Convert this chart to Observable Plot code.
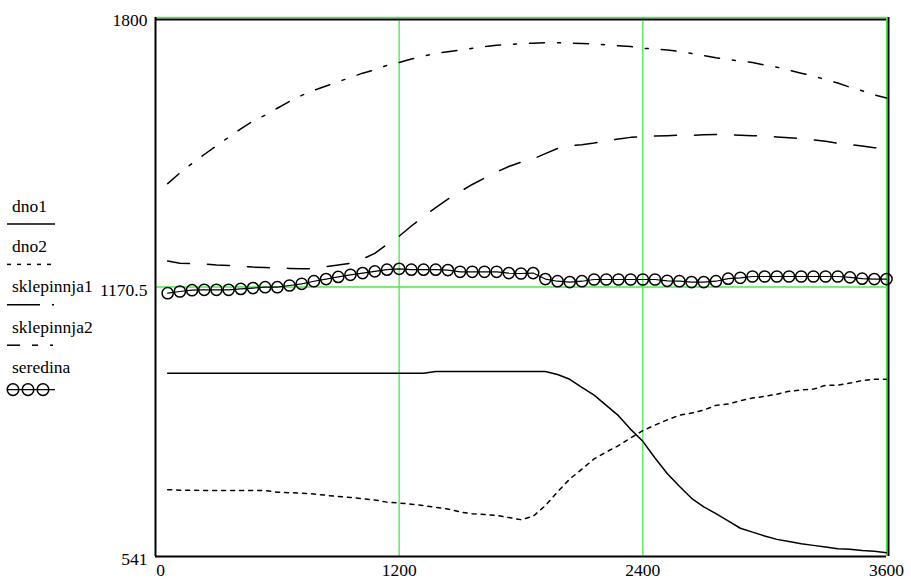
<!DOCTYPE html>
<html><head><meta charset="utf-8">
<script src="https://cdn.jsdelivr.net/npm/d3@7"></script>
<script src="https://cdn.jsdelivr.net/npm/@observablehq/plot@0.6"></script>
<style>
html,body{margin:0;padding:0;background:#fff;}
#wrap{position:relative;width:911px;height:580px;font-family:"Liberation Serif";}
#wrap svg{display:block;}
#wrap text{font-family:"Liberation Serif";}
#legend{position:absolute;left:0;top:0;}
</style></head><body><div id="wrap"></div>
<script>
const time = [60,120,180,240,300,360,420,480,540,600,660,720,780,840,900,960,1020,1080,1140,1200,
  1260,1320,1380,1440,1500,1560,1620,1680,1740,1800,1860,1920,1980,2040,2100,2160,2220,2280,2340,2400,
  2460,2520,2580,2640,2700,2760,2820,2880,2940,3000,3060,3120,3180,3240,3300,3360,3420,3480,3540,3600];

const dno1 = [969,969,969,969,969,969,969,969,969,969,969,969,969,969,969,969,969,969,969,969,
  969,969,973,973,973,973,973,973,973,973,973,973,966,955,936,918,894,870,838,810,
  771,735,705,677,657,641,624,607,598,589,581,576,571,567,563,559,558,555,553,550];

const dno2 = [697,696,696,695,695,695,695,695,695,691,690,689,687,684,681,679,676,673,668,666,
  663,660,656,652,645,641,639,637,632,627,635,660,692,722,745,769,785,800,818,835,
  848,860,871,876,883,894,897,905,911,915,920,927,930,932,941,941,946,952,955,955];

const sklepinnja1 = [1412,1437,1459,1480,1500,1520,1540,1558,1572,1588,1604,1618,1630,1640,1650,1660,1670,1678,1688,1695,
  1703,1710,1716,1720,1724,1728,1732,1735,1737,1739,1740,1741,1741,1740,1739,1738,1736,1734,1732,1728,
  1727,1724,1721,1716,1711,1706,1702,1698,1695,1689,1684,1677,1670,1663,1655,1647,1637,1629,1619,1612];

const sklepinnja2 = [1231,1226,1225,1224,1222,1221,1219,1217,1216,1215,1214,1213,1213,1218,1222,1226,1236,1249,1270,1289,
  1313,1335,1356,1376,1393,1410,1425,1439,1452,1462,1470,1482,1494,1500,1503,1507,1512,1516,1520,1522,
  1523,1524,1525,1525,1526,1527,1526,1525,1524,1523,1521,1519,1517,1514,1511,1506,1503,1500,1496,1492];

const seredina = [1156,1160,1163,1164,1164,1164,1166,1168,1170,1170,1174,1178,1184,1189,1194,1199,1203,1207,1211,1213,
  1211,1211,1211,1210,1206,1206,1206,1206,1203,1202,1203,1189,1184,1182,1184,1188,1188,1188,1188,1188,
  1188,1185,1184,1182,1182,1184,1190,1192,1195,1195,1195,1195,1195,1195,1195,1195,1193,1190,1189,1189];

const seriesNames = ["dno1", "dno2", "sklepinnja1", "sklepinnja2", "seredina"];
const xTicks = [0, 1200, 2400, 3600];
const yTicks = [541, 1170.5, 1800];
const xGrid = [1200, 2400, 3600];
const yGrid = [1170.5, 1800];

const toRows = vals => time.map((t, i) => ({t, v: vals[i]}));

const green = "#44ee44";
const fmt = d => String(d);
const serif = "Liberation Serif";

const plot = Plot.plot({
  width: 911, height: 580,
  marginLeft: 155, marginRight: 25, marginTop: 17, marginBottom: 24,
  x: {domain: [0, 3600], axis: null, label: null},
  y: {domain: [541, 1800], axis: null, label: null},
  style: {fontFamily: serif, fontSize: "17.5px", background: "white", color: "black", overflow: "visible"},
  marks: [
    Plot.ruleX(xGrid, {stroke: green, strokeWidth: 1.3}),
    Plot.ruleY(yGrid, {stroke: green, strokeWidth: 1.3}),
    Plot.ruleX([0], {stroke: "black", strokeWidth: 2}),
    Plot.ruleY([541], {stroke: "black", strokeWidth: 2}),
    Plot.ruleX([3600], {stroke: "black", strokeWidth: 2, dx: 2}),
    Plot.ruleY([1800], {stroke: "black", strokeWidth: 2, dy: 2}),
    Plot.line(toRows(dno1), {x: "t", y: "v", stroke: "black", strokeWidth: 1.5}),
    Plot.line(toRows(dno2), {x: "t", y: "v", stroke: "black", strokeWidth: 1.5, strokeDasharray: "4,5"}),
    Plot.line(toRows(sklepinnja1), {x: "t", y: "v", stroke: "black", strokeWidth: 1.5, strokeDasharray: "15,13,3,13"}),
    Plot.line(toRows(sklepinnja2), {x: "t", y: "v", stroke: "black", strokeWidth: 1.5, strokeDasharray: "22,18"}),
    Plot.line(toRows(seredina), {x: "t", y: "v", stroke: "black", strokeWidth: 1.2}),
    Plot.dot(toRows(seredina), {x: "t", y: "v", r: 5.6, stroke: "black", strokeWidth: 1.5, fill: "none"}),
    Plot.axisY(yTicks, {tickSize: 0, tickPadding: 8, dy: 3, tickFormat: fmt, fontSize: 17.5, label: null, fontFamily: serif}),
    Plot.axisX([0], {tickSize: 0, tickPadding: 7, dx: 5, tickFormat: fmt, fontSize: 17.5, label: null, fontFamily: serif}),
    Plot.axisX(xTicks.slice(1), {tickSize: 0, tickPadding: 7, tickFormat: fmt, fontSize: 17.5, label: null, fontFamily: serif})
  ]
});

const wrap = document.getElementById("wrap");
wrap.appendChild(plot);

// legend on the left
const lg = d3.select(wrap).append("svg").attr("id", "legend")
  .attr("width", 150).attr("height", 580);

const baseY = 211.5, step = 40.4;
seriesNames.forEach((name, i) => {
  const by = baseY + i * step;
  lg.append("text").attr("x", 12).attr("y", by).attr("fill", "black")
    .attr("font-family", serif).attr("font-size", 17.5).text(name);
  const ly = by + 12.5 + (i === 4 ? 4 : 0);
  const segs = i === 0 ? [[7, 55]]
    : i === 1 ? [[7, 11], [17, 21], [27, 31], [37, 41], [47, 51]]
    : i === 2 ? [[7, 40], [52, 54]]
    : i === 3 ? [[7, 20], [32, 38], [50, 53]]
    : [[7, 55]];
  segs.forEach(([a, b]) => lg.append("line").attr("x1", a).attr("x2", b)
    .attr("y1", ly).attr("y2", ly).attr("stroke", "black").attr("stroke-width", i === 4 ? 1.2 : 1.5));
  if (i === 4) {
    [13, 28, 43].forEach(cx => lg.append("circle").attr("cx", cx).attr("cy", ly).attr("r", 5.8)
      .attr("fill", "none").attr("stroke", "black").attr("stroke-width", 1.5));
  }
});
</script></body></html>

• EXERCISE REQUIREMENTS
Quote the data above in full, leaving out the pictures it holds.

• ANSWER FOR THE TASK
Convert this chart to Observable Plot code.
<!DOCTYPE html>
<html><head><meta charset="utf-8">
<script src="https://cdn.jsdelivr.net/npm/d3@7"></script>
<script src="https://cdn.jsdelivr.net/npm/@observablehq/plot@0.6"></script>
<style>
html,body{margin:0;padding:0;background:#fff;}
#wrap{position:relative;width:911px;height:580px;font-family:"Liberation Serif";}
#wrap svg{display:block;}
#wrap text{font-family:"Liberation Serif";}
#legend{position:absolute;left:0;top:0;}
</style></head><body><div id="wrap"></div>
<script>
const time = [60,120,180,240,300,360,420,480,540,600,660,720,780,840,900,960,1020,1080,1140,1200,
  1260,1320,1380,1440,1500,1560,1620,1680,1740,1800,1860,1920,1980,2040,2100,2160,2220,2280,2340,2400,
  2460,2520,2580,2640,2700,2760,2820,2880,2940,3000,3060,3120,3180,3240,3300,3360,3420,3480,3540,3600];

const dno1 = [969,969,969,969,969,969,969,969,969,969,969,969,969,969,969,969,969,969,969,969,
  969,969,973,973,973,973,973,973,973,973,973,973,966,955,936,918,894,870,838,810,
  771,735,705,677,657,641,624,607,598,589,581,576,571,567,563,559,558,555,553,550];

const dno2 = [697,696,696,695,695,695,695,695,695,691,690,689,687,684,681,679,676,673,668,666,
  663,660,656,652,645,641,639,637,632,627,635,660,692,722,745,769,785,800,818,835,
  848,860,871,876,883,894,897,905,911,915,920,927,930,932,941,941,946,952,955,955];

const sklepinnja1 = [1412,1437,1459,1480,1500,1520,1540,1558,1572,1588,1604,1618,1630,1640,1650,1660,1670,1678,1688,1695,
  1703,1710,1716,1720,1724,1728,1732,1735,1737,1739,1740,1741,1741,1740,1739,1738,1736,1734,1732,1728,
  1727,1724,1721,1716,1711,1706,1702,1698,1695,1689,1684,1677,1670,1663,1655,1647,1637,1629,1619,1612];

const sklepinnja2 = [1231,1226,1225,1224,1222,1221,1219,1217,1216,1215,1214,1213,1213,1218,1222,1226,1236,1249,1270,1289,
  1313,1335,1356,1376,1393,1410,1425,1439,1452,1462,1470,1482,1494,1500,1503,1507,1512,1516,1520,1522,
  1523,1524,1525,1525,1526,1527,1526,1525,1524,1523,1521,1519,1517,1514,1511,1506,1503,1500,1496,1492];

const seredina = [1156,1160,1163,1164,1164,1164,1166,1168,1170,1170,1174,1178,1184,1189,1194,1199,1203,1207,1211,1213,
  1211,1211,1211,1210,1206,1206,1206,1206,1203,1202,1203,1189,1184,1182,1184,1188,1188,1188,1188,1188,
  1188,1185,1184,1182,1182,1184,1190,1192,1195,1195,1195,1195,1195,1195,1195,1195,1193,1190,1189,1189];

const seriesNames = ["dno1", "dno2", "sklepinnja1", "sklepinnja2", "seredina"];
const xTicks = [0, 1200, 2400, 3600];
const yTicks = [541, 1170.5, 1800];
const xGrid = [1200, 2400, 3600];
const yGrid = [1170.5, 1800];

const toRows = vals => time.map((t, i) => ({t, v: vals[i]}));

const green = "#44ee44";
const fmt = d => String(d);
const serif = "Liberation Serif";

const plot = Plot.plot({
  width: 911, height: 580,
  marginLeft: 155, marginRight: 25, marginTop: 17, marginBottom: 24,
  x: {domain: [0, 3600], axis: null, label: null},
  y: {domain: [541, 1800], axis: null, label: null},
  style: {fontFamily: serif, fontSize: "17.5px", background: "white", color: "black", overflow: "visible"},
  marks: [
    Plot.ruleX(xGrid, {stroke: green, strokeWidth: 1.3}),
    Plot.ruleY(yGrid, {stroke: green, strokeWidth: 1.3}),
    Plot.ruleX([0], {stroke: "black", strokeWidth: 2}),
    Plot.ruleY([541], {stroke: "black", strokeWidth: 2}),
    Plot.ruleX([3600], {stroke: "black", strokeWidth: 2, dx: 2}),
    Plot.ruleY([1800], {stroke: "black", strokeWidth: 2, dy: 2}),
    Plot.line(toRows(dno1), {x: "t", y: "v", stroke: "black", strokeWidth: 1.5}),
    Plot.line(toRows(dno2), {x: "t", y: "v", stroke: "black", strokeWidth: 1.5, strokeDasharray: "4,5"}),
    Plot.line(toRows(sklepinnja1), {x: "t", y: "v", stroke: "black", strokeWidth: 1.5, strokeDasharray: "15,13,3,13"}),
    Plot.line(toRows(sklepinnja2), {x: "t", y: "v", stroke: "black", strokeWidth: 1.5, strokeDasharray: "22,18"}),
    Plot.line(toRows(seredina), {x: "t", y: "v", stroke: "black", strokeWidth: 1.2}),
    Plot.dot(toRows(seredina), {x: "t", y: "v", r: 5.6, stroke: "black", strokeWidth: 1.5, fill: "none"}),
    Plot.axisY(yTicks, {tickSize: 0, tickPadding: 8, dy: 3, tickFormat: fmt, fontSize: 17.5, label: null, fontFamily: serif}),
    Plot.axisX([0], {tickSize: 0, tickPadding: 7, dx: 5, tickFormat: fmt, fontSize: 17.5, label: null, fontFamily: serif}),
    Plot.axisX(xTicks.slice(1), {tickSize: 0, tickPadding: 7, tickFormat: fmt, fontSize: 17.5, label: null, fontFamily: serif})
  ]
});

const wrap = document.getElementById("wrap");
wrap.appendChild(plot);

// legend on the left
const lg = d3.select(wrap).append("svg").attr("id", "legend")
  .attr("width", 150).attr("height", 580);

const baseY = 211.5, step = 40.4;
seriesNames.forEach((name, i) => {
  const by = baseY + i * step;
  lg.append("text").attr("x", 12).attr("y", by).attr("fill", "black")
    .attr("font-family", serif).attr("font-size", 17.5).text(name);
  const ly = by + 12.5 + (i === 4 ? 4 : 0);
  const segs = i === 0 ? [[7, 55]]
    : i === 1 ? [[7, 11], [17, 21], [27, 31], [37, 41], [47, 51]]
    : i === 2 ? [[7, 40], [52, 54]]
    : i === 3 ? [[7, 20], [32, 38], [50, 53]]
    : [[7, 55]];
  segs.forEach(([a, b]) => lg.append("line").attr("x1", a).attr("x2", b)
    .attr("y1", ly).attr("y2", ly).attr("stroke", "black").attr("stroke-width", i === 4 ? 1.2 : 1.5));
  if (i === 4) {
    [13, 28, 43].forEach(cx => lg.append("circle").attr("cx", cx).attr("cy", ly).attr("r", 5.8)
      .attr("fill", "none").attr("stroke", "black").attr("stroke-width", 1.5));
  }
});
</script></body></html>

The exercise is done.